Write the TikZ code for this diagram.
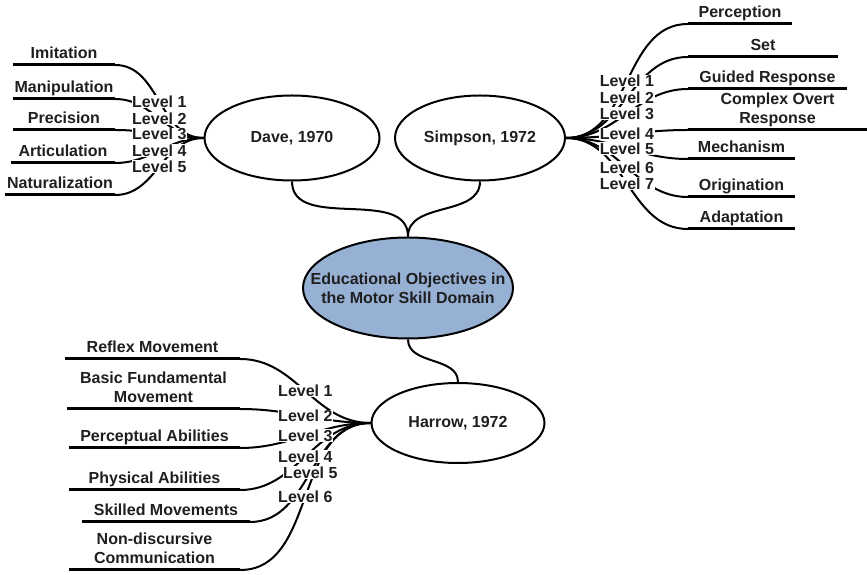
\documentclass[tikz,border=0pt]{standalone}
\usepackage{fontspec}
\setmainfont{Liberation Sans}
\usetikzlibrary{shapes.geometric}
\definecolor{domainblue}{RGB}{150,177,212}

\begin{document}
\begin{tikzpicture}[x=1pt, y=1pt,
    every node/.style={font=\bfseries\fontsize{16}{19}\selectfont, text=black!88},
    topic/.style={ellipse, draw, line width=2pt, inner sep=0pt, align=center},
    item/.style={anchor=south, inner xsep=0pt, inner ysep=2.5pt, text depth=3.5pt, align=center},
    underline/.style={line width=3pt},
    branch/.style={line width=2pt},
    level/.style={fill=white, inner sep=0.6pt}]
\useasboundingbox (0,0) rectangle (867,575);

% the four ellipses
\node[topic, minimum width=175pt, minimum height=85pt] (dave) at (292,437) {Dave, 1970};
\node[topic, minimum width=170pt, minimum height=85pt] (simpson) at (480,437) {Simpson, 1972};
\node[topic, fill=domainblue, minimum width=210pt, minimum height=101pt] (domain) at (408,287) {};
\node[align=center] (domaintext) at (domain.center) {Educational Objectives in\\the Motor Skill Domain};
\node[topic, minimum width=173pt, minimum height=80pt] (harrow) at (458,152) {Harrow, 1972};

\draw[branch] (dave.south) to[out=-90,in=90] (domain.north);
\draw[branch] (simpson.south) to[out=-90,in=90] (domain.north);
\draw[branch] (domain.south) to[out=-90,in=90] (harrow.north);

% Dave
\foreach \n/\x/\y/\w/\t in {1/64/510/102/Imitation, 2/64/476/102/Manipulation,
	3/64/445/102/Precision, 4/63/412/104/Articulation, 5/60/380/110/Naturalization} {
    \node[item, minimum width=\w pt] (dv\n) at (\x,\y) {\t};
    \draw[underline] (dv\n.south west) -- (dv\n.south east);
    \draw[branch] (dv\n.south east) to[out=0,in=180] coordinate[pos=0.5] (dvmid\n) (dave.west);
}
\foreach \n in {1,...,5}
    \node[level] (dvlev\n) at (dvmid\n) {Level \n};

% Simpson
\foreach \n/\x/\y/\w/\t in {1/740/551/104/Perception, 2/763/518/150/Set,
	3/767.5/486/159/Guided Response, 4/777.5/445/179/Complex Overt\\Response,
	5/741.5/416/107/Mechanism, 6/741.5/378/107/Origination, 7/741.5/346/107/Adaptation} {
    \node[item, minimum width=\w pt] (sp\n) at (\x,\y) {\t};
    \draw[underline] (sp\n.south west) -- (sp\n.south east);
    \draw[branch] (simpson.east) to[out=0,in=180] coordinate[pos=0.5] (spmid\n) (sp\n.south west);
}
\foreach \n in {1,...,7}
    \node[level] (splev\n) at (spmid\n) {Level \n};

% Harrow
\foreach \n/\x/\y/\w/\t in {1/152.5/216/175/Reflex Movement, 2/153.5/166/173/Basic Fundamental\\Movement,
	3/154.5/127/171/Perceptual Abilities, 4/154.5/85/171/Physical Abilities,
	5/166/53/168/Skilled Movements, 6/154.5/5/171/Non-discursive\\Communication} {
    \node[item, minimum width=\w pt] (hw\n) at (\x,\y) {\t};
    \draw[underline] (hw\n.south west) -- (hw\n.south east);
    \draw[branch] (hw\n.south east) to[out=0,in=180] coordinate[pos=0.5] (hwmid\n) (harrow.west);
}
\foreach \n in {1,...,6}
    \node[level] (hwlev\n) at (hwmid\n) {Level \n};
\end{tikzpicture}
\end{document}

++++++++

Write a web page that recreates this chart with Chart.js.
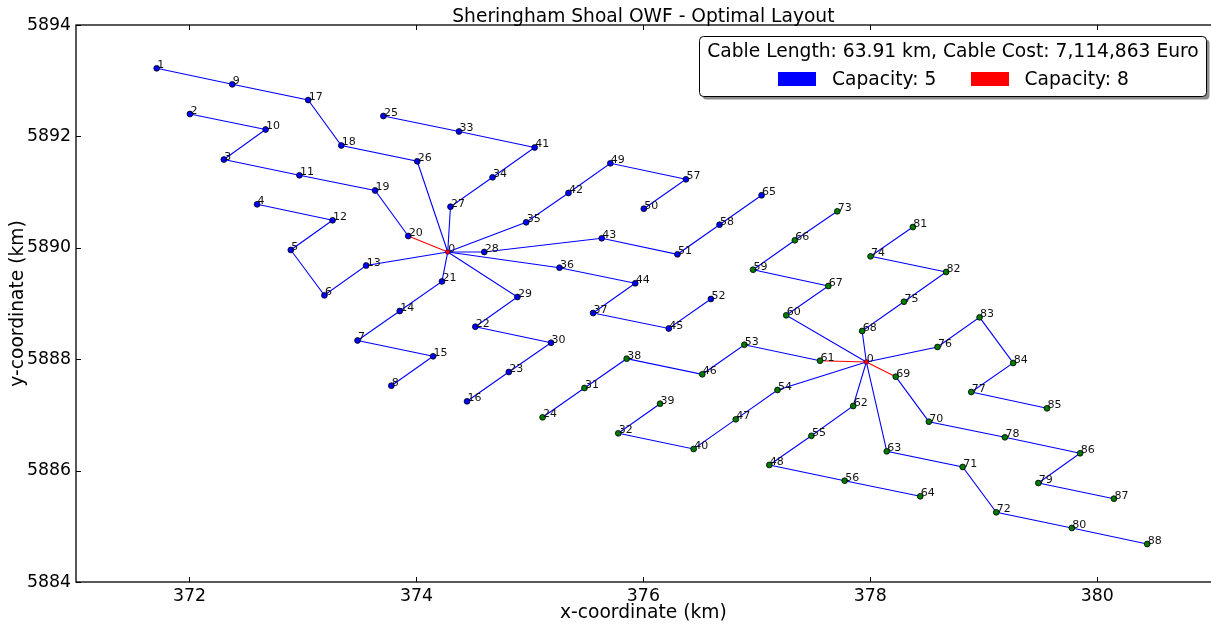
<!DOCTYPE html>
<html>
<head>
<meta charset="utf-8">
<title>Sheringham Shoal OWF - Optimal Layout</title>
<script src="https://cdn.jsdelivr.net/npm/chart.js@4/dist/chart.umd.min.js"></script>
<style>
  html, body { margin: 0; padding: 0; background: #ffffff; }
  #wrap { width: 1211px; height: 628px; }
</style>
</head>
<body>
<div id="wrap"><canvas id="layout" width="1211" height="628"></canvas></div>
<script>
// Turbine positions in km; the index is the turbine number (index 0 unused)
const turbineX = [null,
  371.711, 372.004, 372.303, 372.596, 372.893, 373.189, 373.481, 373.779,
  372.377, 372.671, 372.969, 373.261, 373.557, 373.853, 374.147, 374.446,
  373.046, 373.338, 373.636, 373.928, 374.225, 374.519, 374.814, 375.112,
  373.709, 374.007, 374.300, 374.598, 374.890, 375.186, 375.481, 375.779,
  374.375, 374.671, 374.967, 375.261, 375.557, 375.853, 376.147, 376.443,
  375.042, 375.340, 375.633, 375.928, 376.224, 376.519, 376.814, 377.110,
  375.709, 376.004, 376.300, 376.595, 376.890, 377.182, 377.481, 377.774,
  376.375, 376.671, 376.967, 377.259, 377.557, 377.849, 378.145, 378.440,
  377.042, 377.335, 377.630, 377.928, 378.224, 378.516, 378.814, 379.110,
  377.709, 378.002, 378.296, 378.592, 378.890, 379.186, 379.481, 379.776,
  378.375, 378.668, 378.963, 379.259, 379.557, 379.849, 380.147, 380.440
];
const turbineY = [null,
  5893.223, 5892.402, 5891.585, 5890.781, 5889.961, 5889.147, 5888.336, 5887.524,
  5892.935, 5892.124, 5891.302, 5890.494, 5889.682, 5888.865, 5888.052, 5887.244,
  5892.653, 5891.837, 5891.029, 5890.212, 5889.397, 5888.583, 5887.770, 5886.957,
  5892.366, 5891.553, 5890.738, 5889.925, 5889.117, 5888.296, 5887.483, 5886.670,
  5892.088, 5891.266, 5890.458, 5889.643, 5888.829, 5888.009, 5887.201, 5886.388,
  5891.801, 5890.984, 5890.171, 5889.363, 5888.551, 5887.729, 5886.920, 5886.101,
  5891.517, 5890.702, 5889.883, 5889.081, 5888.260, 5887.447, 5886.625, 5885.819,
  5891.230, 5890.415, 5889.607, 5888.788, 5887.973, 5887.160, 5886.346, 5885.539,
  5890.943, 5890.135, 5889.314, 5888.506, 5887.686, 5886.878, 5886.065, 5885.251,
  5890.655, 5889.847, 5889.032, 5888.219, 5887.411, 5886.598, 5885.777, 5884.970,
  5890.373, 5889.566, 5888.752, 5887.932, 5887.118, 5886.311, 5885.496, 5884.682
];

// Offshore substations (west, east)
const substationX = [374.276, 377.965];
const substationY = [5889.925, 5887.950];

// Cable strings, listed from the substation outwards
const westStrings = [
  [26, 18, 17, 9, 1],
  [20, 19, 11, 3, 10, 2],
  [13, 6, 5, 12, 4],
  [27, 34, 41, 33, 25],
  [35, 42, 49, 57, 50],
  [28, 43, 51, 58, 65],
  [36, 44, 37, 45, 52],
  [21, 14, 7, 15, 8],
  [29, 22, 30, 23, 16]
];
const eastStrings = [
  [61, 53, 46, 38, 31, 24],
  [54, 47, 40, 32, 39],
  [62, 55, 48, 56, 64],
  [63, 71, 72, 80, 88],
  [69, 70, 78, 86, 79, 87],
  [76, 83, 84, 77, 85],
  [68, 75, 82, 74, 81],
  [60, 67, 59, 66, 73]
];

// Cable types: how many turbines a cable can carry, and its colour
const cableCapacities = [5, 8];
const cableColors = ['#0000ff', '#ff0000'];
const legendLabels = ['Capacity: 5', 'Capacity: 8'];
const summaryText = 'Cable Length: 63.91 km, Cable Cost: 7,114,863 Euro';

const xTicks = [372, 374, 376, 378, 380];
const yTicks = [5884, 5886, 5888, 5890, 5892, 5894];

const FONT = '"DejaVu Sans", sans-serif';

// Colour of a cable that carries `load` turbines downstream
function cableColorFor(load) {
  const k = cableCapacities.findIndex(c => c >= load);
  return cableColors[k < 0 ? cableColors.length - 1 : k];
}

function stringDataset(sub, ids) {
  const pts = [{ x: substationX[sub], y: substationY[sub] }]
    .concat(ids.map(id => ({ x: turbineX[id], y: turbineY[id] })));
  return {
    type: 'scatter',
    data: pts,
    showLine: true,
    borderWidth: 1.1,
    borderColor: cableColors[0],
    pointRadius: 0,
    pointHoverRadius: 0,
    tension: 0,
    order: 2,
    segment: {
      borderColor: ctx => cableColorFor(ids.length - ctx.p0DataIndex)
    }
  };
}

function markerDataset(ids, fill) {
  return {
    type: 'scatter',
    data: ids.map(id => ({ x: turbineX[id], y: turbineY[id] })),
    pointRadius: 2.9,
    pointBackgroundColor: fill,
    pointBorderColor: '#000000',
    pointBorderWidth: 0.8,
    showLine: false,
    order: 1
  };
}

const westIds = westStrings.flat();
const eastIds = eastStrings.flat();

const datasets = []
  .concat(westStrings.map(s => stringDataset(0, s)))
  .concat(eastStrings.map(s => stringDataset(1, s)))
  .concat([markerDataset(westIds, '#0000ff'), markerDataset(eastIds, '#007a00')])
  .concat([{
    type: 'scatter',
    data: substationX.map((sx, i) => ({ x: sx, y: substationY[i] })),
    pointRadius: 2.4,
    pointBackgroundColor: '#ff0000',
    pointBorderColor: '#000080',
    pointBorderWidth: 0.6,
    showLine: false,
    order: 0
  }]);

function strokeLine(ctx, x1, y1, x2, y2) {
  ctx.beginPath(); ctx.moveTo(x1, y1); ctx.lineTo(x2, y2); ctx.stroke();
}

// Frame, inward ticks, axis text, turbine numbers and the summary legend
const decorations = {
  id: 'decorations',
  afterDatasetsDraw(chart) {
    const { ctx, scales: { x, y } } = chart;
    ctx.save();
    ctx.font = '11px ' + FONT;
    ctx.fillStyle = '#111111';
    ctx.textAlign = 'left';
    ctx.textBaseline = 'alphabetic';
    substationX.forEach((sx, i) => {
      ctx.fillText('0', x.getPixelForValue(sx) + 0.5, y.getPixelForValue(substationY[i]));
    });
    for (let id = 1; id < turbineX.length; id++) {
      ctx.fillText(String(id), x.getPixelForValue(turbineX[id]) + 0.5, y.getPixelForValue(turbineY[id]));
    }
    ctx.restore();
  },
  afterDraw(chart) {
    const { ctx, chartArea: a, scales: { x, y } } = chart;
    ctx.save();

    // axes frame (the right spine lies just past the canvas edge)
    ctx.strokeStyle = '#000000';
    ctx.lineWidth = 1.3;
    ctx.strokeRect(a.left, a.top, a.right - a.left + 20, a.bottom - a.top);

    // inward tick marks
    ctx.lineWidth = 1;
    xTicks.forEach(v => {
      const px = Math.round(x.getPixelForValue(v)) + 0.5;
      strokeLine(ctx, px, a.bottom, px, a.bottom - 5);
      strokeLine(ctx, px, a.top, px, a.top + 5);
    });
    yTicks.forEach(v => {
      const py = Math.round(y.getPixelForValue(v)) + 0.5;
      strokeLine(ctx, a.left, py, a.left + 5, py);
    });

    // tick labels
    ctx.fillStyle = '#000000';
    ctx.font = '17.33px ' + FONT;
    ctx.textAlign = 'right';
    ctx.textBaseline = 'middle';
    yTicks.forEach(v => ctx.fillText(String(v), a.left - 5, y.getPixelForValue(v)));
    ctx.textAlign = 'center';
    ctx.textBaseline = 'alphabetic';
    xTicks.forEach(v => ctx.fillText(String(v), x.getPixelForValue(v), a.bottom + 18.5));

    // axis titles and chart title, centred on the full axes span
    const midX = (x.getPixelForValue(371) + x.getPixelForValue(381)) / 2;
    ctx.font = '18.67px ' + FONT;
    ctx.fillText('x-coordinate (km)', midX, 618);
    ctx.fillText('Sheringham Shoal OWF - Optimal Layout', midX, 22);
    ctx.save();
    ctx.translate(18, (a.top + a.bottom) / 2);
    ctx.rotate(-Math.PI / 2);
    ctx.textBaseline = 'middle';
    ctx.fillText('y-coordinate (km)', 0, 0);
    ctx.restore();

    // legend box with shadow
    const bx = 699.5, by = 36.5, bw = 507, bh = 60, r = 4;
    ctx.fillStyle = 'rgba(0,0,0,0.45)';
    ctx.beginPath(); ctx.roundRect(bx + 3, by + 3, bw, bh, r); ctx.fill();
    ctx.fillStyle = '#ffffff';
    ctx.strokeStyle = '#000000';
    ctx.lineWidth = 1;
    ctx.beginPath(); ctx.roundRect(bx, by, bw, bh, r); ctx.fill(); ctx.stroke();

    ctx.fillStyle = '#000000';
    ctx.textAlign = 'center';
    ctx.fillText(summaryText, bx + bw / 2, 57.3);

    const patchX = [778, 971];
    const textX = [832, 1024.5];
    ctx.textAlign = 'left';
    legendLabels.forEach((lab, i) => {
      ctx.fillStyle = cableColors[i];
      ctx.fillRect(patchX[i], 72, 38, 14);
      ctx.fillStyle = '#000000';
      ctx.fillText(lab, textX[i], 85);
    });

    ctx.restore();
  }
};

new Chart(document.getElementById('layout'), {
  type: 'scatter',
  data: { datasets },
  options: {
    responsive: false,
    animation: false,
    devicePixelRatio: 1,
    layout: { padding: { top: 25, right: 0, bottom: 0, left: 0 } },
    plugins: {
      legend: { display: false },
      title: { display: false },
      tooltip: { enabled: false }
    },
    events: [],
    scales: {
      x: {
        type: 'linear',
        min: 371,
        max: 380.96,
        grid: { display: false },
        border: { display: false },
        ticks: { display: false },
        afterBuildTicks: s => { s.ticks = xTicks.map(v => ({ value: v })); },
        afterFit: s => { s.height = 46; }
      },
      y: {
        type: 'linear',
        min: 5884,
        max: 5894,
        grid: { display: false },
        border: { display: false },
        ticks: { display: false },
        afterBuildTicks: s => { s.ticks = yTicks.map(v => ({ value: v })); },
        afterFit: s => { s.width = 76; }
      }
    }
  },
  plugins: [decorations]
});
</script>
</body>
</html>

++++++++

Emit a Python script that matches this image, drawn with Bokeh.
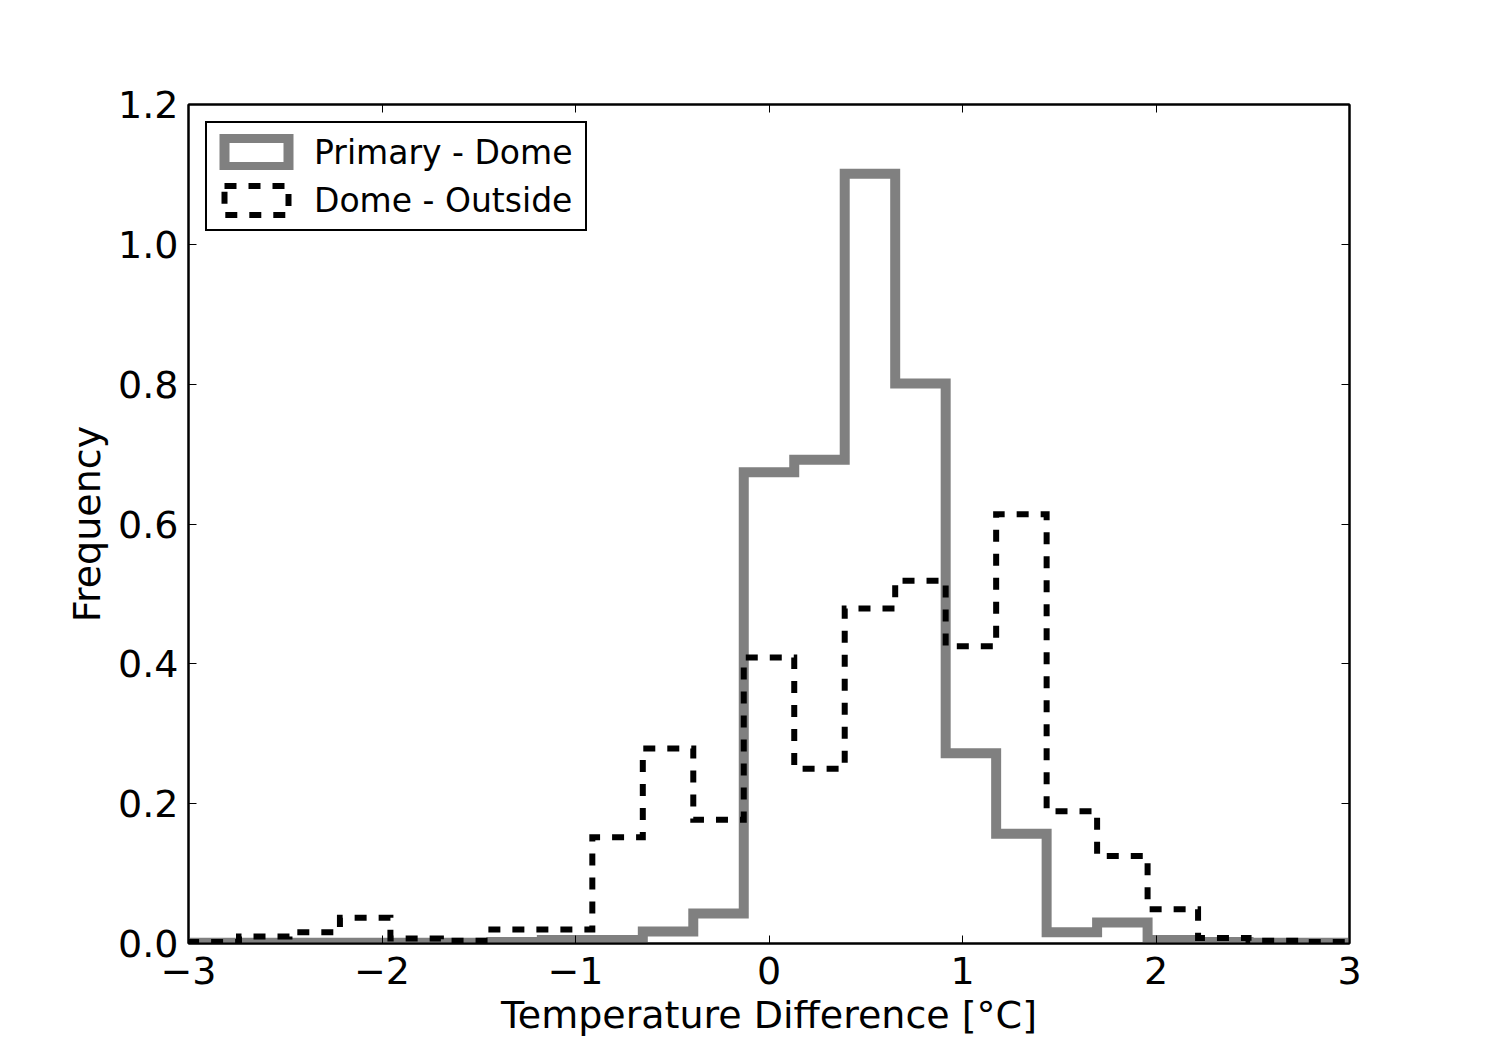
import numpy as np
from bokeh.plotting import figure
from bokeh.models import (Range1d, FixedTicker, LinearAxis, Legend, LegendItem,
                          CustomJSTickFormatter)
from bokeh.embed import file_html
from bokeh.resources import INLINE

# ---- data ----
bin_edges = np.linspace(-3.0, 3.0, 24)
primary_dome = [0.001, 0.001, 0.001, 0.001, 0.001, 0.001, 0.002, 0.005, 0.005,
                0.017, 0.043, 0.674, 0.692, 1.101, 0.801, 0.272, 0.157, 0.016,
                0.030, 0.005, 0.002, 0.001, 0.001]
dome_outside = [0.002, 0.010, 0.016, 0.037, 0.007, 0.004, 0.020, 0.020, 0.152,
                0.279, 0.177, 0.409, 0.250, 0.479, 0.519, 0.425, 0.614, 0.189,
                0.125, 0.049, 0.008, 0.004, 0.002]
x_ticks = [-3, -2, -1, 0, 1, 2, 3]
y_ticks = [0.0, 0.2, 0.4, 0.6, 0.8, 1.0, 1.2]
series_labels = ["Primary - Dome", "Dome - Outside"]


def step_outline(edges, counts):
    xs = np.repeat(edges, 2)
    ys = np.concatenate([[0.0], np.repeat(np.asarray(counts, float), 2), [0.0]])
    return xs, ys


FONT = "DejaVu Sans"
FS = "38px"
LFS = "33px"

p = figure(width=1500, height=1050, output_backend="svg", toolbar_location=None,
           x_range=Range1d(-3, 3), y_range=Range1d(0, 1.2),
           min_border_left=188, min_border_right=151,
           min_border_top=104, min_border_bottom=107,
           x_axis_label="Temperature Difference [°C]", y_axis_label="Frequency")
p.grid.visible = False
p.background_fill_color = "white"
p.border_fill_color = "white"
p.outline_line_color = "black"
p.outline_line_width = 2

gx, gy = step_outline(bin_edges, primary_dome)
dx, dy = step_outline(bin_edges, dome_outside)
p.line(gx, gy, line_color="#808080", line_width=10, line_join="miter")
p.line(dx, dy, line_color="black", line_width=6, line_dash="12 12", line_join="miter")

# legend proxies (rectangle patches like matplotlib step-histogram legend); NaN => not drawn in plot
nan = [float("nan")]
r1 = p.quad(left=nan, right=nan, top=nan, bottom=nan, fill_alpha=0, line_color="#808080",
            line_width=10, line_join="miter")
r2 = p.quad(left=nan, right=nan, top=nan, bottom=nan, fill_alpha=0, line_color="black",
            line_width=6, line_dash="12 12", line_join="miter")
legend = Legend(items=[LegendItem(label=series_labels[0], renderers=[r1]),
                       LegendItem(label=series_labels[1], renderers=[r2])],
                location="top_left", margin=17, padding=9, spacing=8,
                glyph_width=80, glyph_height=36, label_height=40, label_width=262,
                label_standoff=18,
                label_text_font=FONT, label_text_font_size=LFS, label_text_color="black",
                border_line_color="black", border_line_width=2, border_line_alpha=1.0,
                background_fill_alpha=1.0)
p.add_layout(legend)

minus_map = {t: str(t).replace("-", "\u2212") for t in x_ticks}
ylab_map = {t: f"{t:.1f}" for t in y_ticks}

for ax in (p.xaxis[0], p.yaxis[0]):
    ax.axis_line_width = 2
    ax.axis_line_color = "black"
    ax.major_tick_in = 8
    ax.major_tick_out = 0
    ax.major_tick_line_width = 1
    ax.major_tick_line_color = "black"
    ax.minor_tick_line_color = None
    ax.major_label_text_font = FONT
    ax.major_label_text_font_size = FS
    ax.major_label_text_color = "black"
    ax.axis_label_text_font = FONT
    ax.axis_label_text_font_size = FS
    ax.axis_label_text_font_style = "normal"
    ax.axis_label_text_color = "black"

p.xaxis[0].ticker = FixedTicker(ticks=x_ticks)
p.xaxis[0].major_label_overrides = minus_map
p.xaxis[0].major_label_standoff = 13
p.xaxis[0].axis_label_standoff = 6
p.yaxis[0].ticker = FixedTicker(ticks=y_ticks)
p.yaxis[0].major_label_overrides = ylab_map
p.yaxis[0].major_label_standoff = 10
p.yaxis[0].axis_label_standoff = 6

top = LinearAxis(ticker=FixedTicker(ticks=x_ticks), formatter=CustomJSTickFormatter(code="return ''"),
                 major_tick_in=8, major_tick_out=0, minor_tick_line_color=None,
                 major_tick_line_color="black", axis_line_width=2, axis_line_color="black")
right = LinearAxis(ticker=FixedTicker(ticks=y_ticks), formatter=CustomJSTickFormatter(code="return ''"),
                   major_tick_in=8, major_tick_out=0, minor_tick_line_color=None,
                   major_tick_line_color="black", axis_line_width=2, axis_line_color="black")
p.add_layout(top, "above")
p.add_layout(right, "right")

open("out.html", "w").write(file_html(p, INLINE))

++++++++

Word for word, retype the lines in the entries above that run from the one with "Write the TikZ code for this diagram." through the one with "(dvlev\n) at (dvmid\n)". Both ends count; pictures do not.

Write the TikZ code for this diagram.
\documentclass[tikz,border=0pt]{standalone}
\usepackage{fontspec}
\setmainfont{Liberation Sans}
\usetikzlibrary{shapes.geometric}
\definecolor{domainblue}{RGB}{150,177,212}

\begin{document}
\begin{tikzpicture}[x=1pt, y=1pt,
    every node/.style={font=\bfseries\fontsize{16}{19}\selectfont, text=black!88},
    topic/.style={ellipse, draw, line width=2pt, inner sep=0pt, align=center},
    item/.style={anchor=south, inner xsep=0pt, inner ysep=2.5pt, text depth=3.5pt, align=center},
    underline/.style={line width=3pt},
    branch/.style={line width=2pt},
    level/.style={fill=white, inner sep=0.6pt}]
\useasboundingbox (0,0) rectangle (867,575);

% the four ellipses
\node[topic, minimum width=175pt, minimum height=85pt] (dave) at (292,437) {Dave, 1970};
\node[topic, minimum width=170pt, minimum height=85pt] (simpson) at (480,437) {Simpson, 1972};
\node[topic, fill=domainblue, minimum width=210pt, minimum height=101pt] (domain) at (408,287) {};
\node[align=center] (domaintext) at (domain.center) {Educational Objectives in\\the Motor Skill Domain};
\node[topic, minimum width=173pt, minimum height=80pt] (harrow) at (458,152) {Harrow, 1972};

\draw[branch] (dave.south) to[out=-90,in=90] (domain.north);
\draw[branch] (simpson.south) to[out=-90,in=90] (domain.north);
\draw[branch] (domain.south) to[out=-90,in=90] (harrow.north);

% Dave
\foreach \n/\x/\y/\w/\t in {1/64/510/102/Imitation, 2/64/476/102/Manipulation,
	3/64/445/102/Precision, 4/63/412/104/Articulation, 5/60/380/110/Naturalization} {
    \node[item, minimum width=\w pt] (dv\n) at (\x,\y) {\t};
    \draw[underline] (dv\n.south west) -- (dv\n.south east);
    \draw[branch] (dv\n.south east) to[out=0,in=180] coordinate[pos=0.5] (dvmid\n) (dave.west);
}
\foreach \n in {1,...,5}
    \node[level] (dvlev\n) at (dvmid\n) {Level \n};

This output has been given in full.